### Information provided
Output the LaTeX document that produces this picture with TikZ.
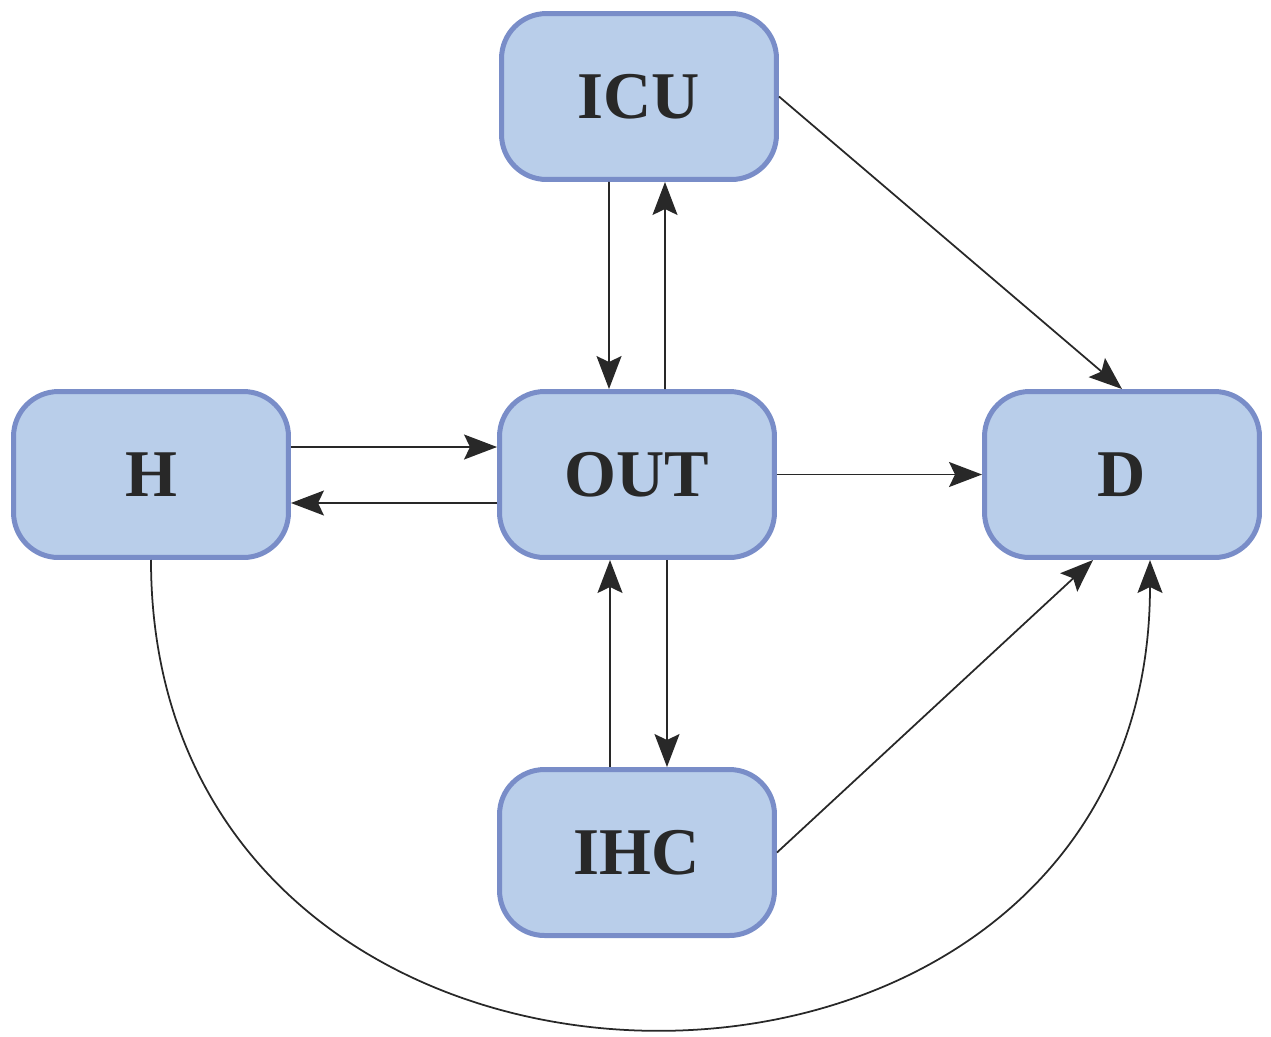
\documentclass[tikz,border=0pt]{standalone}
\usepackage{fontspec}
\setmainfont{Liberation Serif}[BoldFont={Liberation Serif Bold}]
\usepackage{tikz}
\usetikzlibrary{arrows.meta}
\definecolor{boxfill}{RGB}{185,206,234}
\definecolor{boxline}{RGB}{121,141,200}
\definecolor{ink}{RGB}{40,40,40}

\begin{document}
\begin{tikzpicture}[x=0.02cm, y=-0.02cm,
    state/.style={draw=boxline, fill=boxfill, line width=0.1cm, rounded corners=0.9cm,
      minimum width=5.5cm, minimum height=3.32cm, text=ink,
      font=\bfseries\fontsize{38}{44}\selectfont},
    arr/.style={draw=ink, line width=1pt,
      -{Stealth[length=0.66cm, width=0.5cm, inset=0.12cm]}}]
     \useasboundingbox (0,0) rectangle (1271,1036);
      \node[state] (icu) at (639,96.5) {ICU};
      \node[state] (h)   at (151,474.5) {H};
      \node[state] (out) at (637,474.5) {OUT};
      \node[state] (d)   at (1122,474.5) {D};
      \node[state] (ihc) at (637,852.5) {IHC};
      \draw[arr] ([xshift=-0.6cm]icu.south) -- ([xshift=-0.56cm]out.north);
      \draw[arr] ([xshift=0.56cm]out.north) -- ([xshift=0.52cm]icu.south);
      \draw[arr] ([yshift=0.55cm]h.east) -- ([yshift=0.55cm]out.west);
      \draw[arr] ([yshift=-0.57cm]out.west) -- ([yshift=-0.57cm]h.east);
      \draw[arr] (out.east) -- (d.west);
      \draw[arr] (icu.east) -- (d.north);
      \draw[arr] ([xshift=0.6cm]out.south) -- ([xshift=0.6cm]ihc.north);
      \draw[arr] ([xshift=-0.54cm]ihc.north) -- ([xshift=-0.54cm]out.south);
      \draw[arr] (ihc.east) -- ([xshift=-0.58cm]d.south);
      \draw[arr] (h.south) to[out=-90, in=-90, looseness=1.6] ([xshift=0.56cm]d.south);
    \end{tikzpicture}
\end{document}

### What the exercise asks
Retype the listing exactly. Pictures do not belong in the copy.

### Task answer
Output the LaTeX document that produces this picture with TikZ.
\documentclass[tikz,border=0pt]{standalone}
\usepackage{fontspec}
\setmainfont{Liberation Serif}[BoldFont={Liberation Serif Bold}]
\usepackage{tikz}
\usetikzlibrary{arrows.meta}
\definecolor{boxfill}{RGB}{185,206,234}
\definecolor{boxline}{RGB}{121,141,200}
\definecolor{ink}{RGB}{40,40,40}

\begin{document}
\begin{tikzpicture}[x=0.02cm, y=-0.02cm,
    state/.style={draw=boxline, fill=boxfill, line width=0.1cm, rounded corners=0.9cm,
      minimum width=5.5cm, minimum height=3.32cm, text=ink,
      font=\bfseries\fontsize{38}{44}\selectfont},
    arr/.style={draw=ink, line width=1pt,
      -{Stealth[length=0.66cm, width=0.5cm, inset=0.12cm]}}]
     \useasboundingbox (0,0) rectangle (1271,1036);
      \node[state] (icu) at (639,96.5) {ICU};
      \node[state] (h)   at (151,474.5) {H};
      \node[state] (out) at (637,474.5) {OUT};
      \node[state] (d)   at (1122,474.5) {D};
      \node[state] (ihc) at (637,852.5) {IHC};
      \draw[arr] ([xshift=-0.6cm]icu.south) -- ([xshift=-0.56cm]out.north);
      \draw[arr] ([xshift=0.56cm]out.north) -- ([xshift=0.52cm]icu.south);
      \draw[arr] ([yshift=0.55cm]h.east) -- ([yshift=0.55cm]out.west);
      \draw[arr] ([yshift=-0.57cm]out.west) -- ([yshift=-0.57cm]h.east);
      \draw[arr] (out.east) -- (d.west);
      \draw[arr] (icu.east) -- (d.north);
      \draw[arr] ([xshift=0.6cm]out.south) -- ([xshift=0.6cm]ihc.north);
      \draw[arr] ([xshift=-0.54cm]ihc.north) -- ([xshift=-0.54cm]out.south);
      \draw[arr] (ihc.east) -- ([xshift=-0.58cm]d.south);
      \draw[arr] (h.south) to[out=-90, in=-90, looseness=1.6] ([xshift=0.56cm]d.south);
    \end{tikzpicture}
\end{document}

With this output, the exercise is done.